Given two strings s1 and s2 representing expressions containing addition operator, subtraction operator, lowercase alphabets, and parenthesis. Check if two expressions with brackets are the same.
Table of Contents
Example
Input
s1 = “-(a+b+c)”
s2 = “-a-b-c”
Output
Yes
Input
s1 = “a-b-(c-d)”
s2 = “a-b-c-d”
Output
No
Algorithm to Check if Two Expressions With Brackets are Same
- Initialize two strings s1 and s2 representing_expressions containing addition operator, subtraction_operator, lowercase alphabets, and parenthesis.
- Create a vector and initialize all the values of the vector as 0.
- After that create a stack of boolean type and push true in it.
- Traverse through the string 1 i.e. s1 and check if the character at the current index in the string is equal to ‘+’ or ‘-‘, go to the next iteration.
- Else if the character at the current index in the string is equal to an opening parenthesis, check if the character at the previous index in the string is not equal to ‘-‘, push the value at top of the stack in the stack itself else push the not of the value at top of the stack in the stack itself.

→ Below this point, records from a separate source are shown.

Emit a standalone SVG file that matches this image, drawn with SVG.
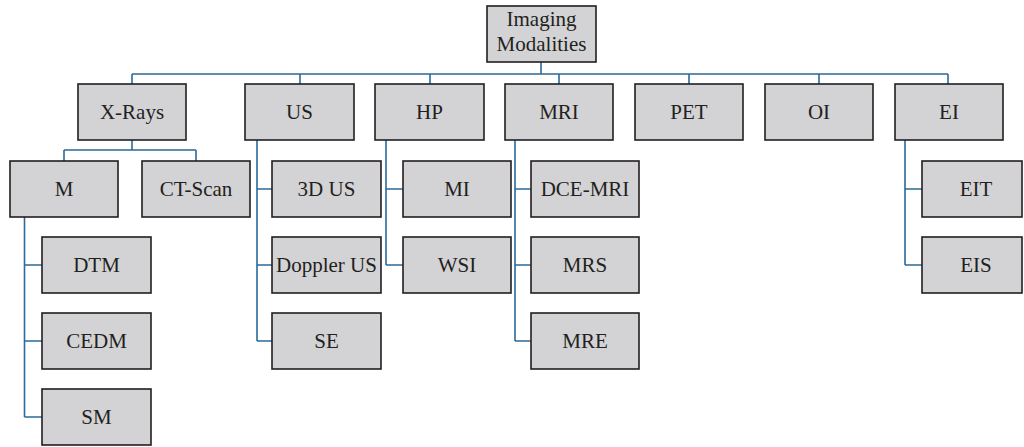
<svg xmlns="http://www.w3.org/2000/svg" width="1024" height="447" viewBox="0 0 1024 447">
<style>
rect{fill:#d3d3d5;stroke:#231f20;stroke-width:1.6}
text{font-family:"Liberation Serif","Times New Roman",serif;font-size:21px;fill:#231f20;text-anchor:middle}
.c path{fill:none;stroke:#2b6a9a;stroke-width:1.6}
</style>
<rect x="0" y="0" width="1024" height="447" style="fill:#fff;stroke:none"/>
<g class="c" id="connectors">
<path d="M541 62V74M132 74H948M132 74V84M300 74V84M430 74V84M559 74V84M689 74V84M819 74V84M948 74V84"/>
<path d="M132 140V150M64 150H196M64 150V161M196 150V161"/>
<path d="M24.5 217V417M24.5 265H42M24.5 341H42M24.5 417H42"/>
<path d="M257 140V341M257 189H272M257 265H272M257 341H272"/>
<path d="M386 140V265M386 189H403M386 265H403"/>
<path d="M515 140V341M515 189H531M515 265H531M515 341H531"/>
<path d="M905 140V265M905 189H922M905 265H922"/>
</g>
<g id="root"><rect x="487" y="6" width="109" height="56"/><text x="541.5" y="26">Imaging</text><text x="541.5" y="51">Modalities</text></g>
<g id="xrays"><rect x="78" y="84" width="108" height="56"/><text x="132" y="118.5">X-Rays</text></g>
<g id="us"><rect x="245" y="84" width="109" height="56"/><text x="299.5" y="118.5">US</text></g>
<g id="hp"><rect x="375" y="84" width="109" height="56"/><text x="429.5" y="118.5">HP</text></g>
<g id="mri"><rect x="505" y="84" width="108" height="56"/><text x="559" y="118.5">MRI</text></g>
<g id="pet"><rect x="635" y="84" width="108" height="56"/><text x="689" y="118.5">PET</text></g>
<g id="oi"><rect x="765" y="84" width="108" height="56"/><text x="819" y="118.5">OI</text></g>
<g id="ei"><rect x="895" y="84" width="108" height="56"/><text x="949" y="118.5">EI</text></g>
<g id="m"><rect x="10" y="161" width="108" height="56"/><text x="64" y="195.5">M</text></g>
<g id="ctscan"><rect x="142" y="161" width="108" height="56"/><text x="196" y="195.5">CT-Scan</text></g>
<g id="dtm"><rect x="42" y="237" width="109" height="56"/><text x="96.5" y="271.5">DTM</text></g>
<g id="cedm"><rect x="42" y="313" width="109" height="56"/><text x="96.5" y="347.5">CEDM</text></g>
<g id="sm"><rect x="42" y="389" width="109" height="56"/><text x="96.5" y="423.5">SM</text></g>
<g id="us3d"><rect x="272" y="161" width="109" height="56"/><text x="326.5" y="195.5">3D US</text></g>
<g id="doppler"><rect x="272" y="237" width="109" height="56"/><text x="326.5" y="271.5">Doppler US</text></g>
<g id="se"><rect x="272" y="313" width="109" height="56"/><text x="326.5" y="347.5">SE</text></g>
<g id="mi"><rect x="403" y="161" width="108" height="56"/><text x="457" y="195.5">MI</text></g>
<g id="wsi"><rect x="403" y="237" width="108" height="56"/><text x="457" y="271.5">WSI</text></g>
<g id="dcemri"><rect x="531" y="161" width="108" height="56"/><text x="585" y="195.5">DCE-MRI</text></g>
<g id="mrs"><rect x="531" y="237" width="108" height="56"/><text x="585" y="271.5">MRS</text></g>
<g id="mre"><rect x="531" y="313" width="108" height="56"/><text x="585" y="347.5">MRE</text></g>
<g id="eit"><rect x="922" y="161" width="100" height="56"/><text x="976" y="195.5">EIT</text></g>
<g id="eis"><rect x="922" y="237" width="100" height="56"/><text x="976" y="271.5">EIS</text></g>
</svg>
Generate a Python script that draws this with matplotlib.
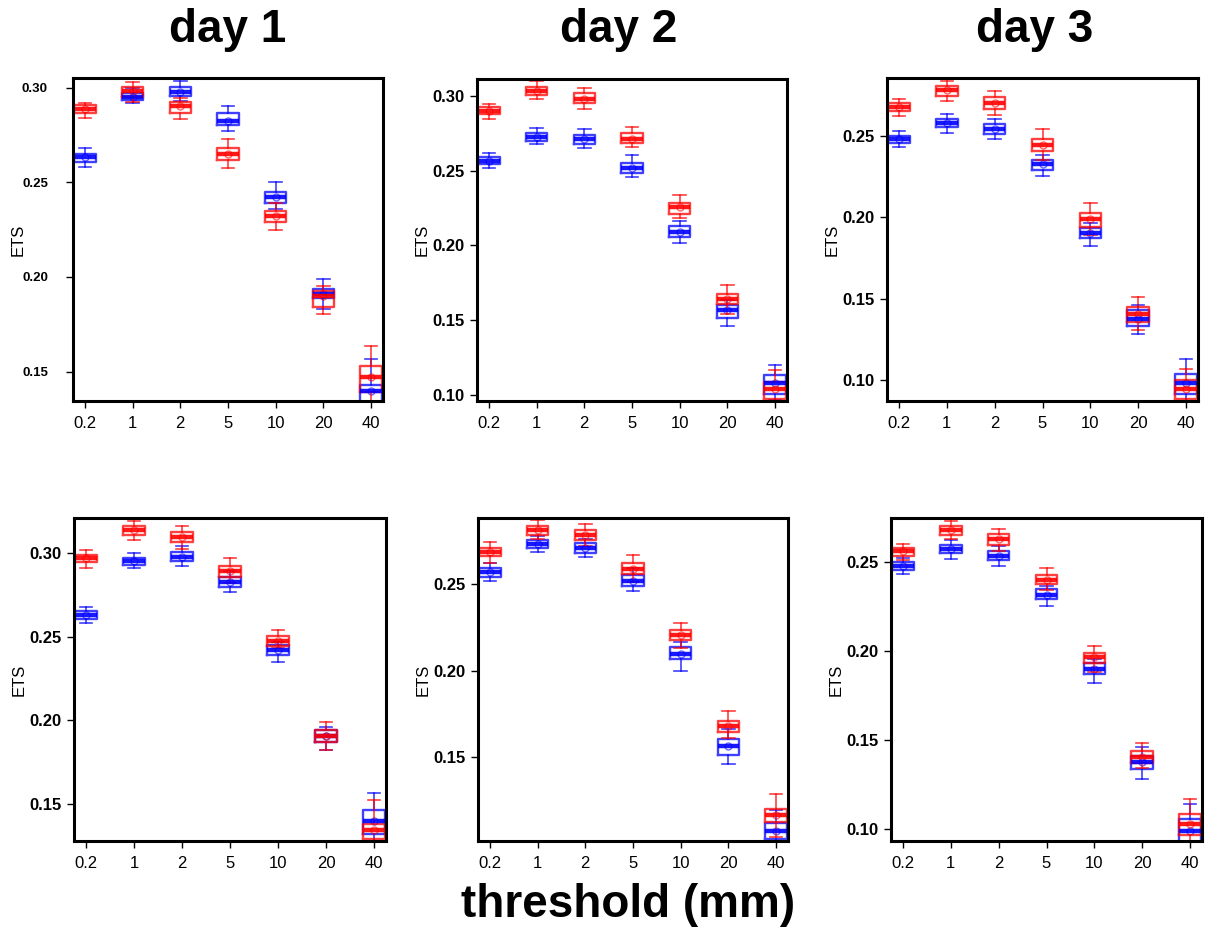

- If 5 step did not check then Else if the character at the current index in the string is equal to a closing parenthesis, pop the element at the top the stack.
- Else check if the stack has top, update the vector as v[s1[i]-‘a’] +=(adjSign(s1,i) ? add ? 1 : -1 : add ? -1 : 1) else update the vector as v[s1[i]-‘a’] +=(adjSign(s1,i) ? add ? -1 : 1 : add ? 1 : -1).
- Similarly, repeat the same steps with string 2 i.e. s2.
- After that, traverse from 0 to 25 and check if the value at the current index in the vector if not equal to 0, print “No” else print “Yes”.
C++ Program to Check if Two Expressions With Brackets are Same
#include <bits/stdc++.h>
using namespace std;
const int MAX_CHAR = 26;
bool adjSign(string s, int i){
if(i == 0){
return true;
}
if(s[i - 1] == '-'){
return false;
}
return true;
};
void eval(string s, vector<int>& v, bool add){
stack<bool> stk;
stk.push(true);
int i = 0;
while(s[i] != '\0'){
if(s[i] == '+' || s[i] == '-'){
i++;
continue;
}
if(s[i] == '('){
if(adjSign(s, i)){
stk.push(stk.top());
}
else{
stk.push(!stk.top());
}
}
else if(s[i] == ')'){
stk.pop();
}
else{
if(stk.top()){
v[s[i] - 'a'] += (adjSign(s, i) ? add ? 1 : -1 : add ? -1 : 1);
}
else{
v[s[i] - 'a'] += (adjSign(s, i) ? add ? -1 : 1 : add ? 1 : -1);
}
}
i++;
}
};
bool areSame(string s1, string s2){
vector<int> v(MAX_CHAR, 0);
eval(s1, v, true);
eval(s2, v, false);
for(int i = 0; i < MAX_CHAR; i++){
if(v[i] != 0){
return false;
}
}
return true;
}
int main(){
string s1 = "-(a+b+c)", s2 = "-a-b-c";
if(areSame(s1, s2)){
cout << "Yes\n";
}
else{
cout << "No\n";
}
return 0;
}Yes
Java Program to Check if Two Expressions With Brackets are Same
import java.io.*;
import java.util.*;
class CheckExpressions{
static final int MAX_CHAR = 26;
static boolean adjSign(String s, int i){
if(i == 0){
return true;
}
if(s.charAt(i - 1) == '-'){
return false;
}
return true;
};
static void eval(String s, int[] v, boolean add){
Stack<Boolean> stk = new Stack<>();
stk.push(true);
int i = 0;
while(i < s.length()){
if(s.charAt(i) == '+' || s.charAt(i) == '-'){
i++;
continue;
}
if(s.charAt(i) == '('){
if(adjSign(s, i)){
stk.push(stk.peek());
}
else{
stk.push(!stk.peek());
}
}
else if(s.charAt(i) == ')'){
stk.pop();
}
else{
if(stk.peek()){
v[s.charAt(i) - 'a'] += (adjSign(s, i) ? add ? 1 : -1 : add ? -1 : 1);
}
else{
v[s.charAt(i) - 'a'] += (adjSign(s, i) ? add ? -1 : 1 : add ? 1 : -1);
}
}
i++;
}
};
static boolean areSame(String s1, String s2){
int[] v = new int[MAX_CHAR];
eval(s1, v, true);
eval(s2, v, false);
for(int i = 0; i < MAX_CHAR; i++){
if(v[i] != 0){
return false;
}
}
return true;
}
public static void main(String[] args){
String s1 = "-(a+b+c)", s2 = "-a-b-c";
if(areSame(s1, s2)){
System.out.println("Yes");
}
else{
System.out.println("No");
}
}
}Yes
Complexity Analysis
Time Complexity: O(max(n1, n2)) where n1 and n2 are the length of the given strings s1 and s2 respectively.
Space Complexity: O(max(n1, n2)) because we used space to store the characters of the given strings.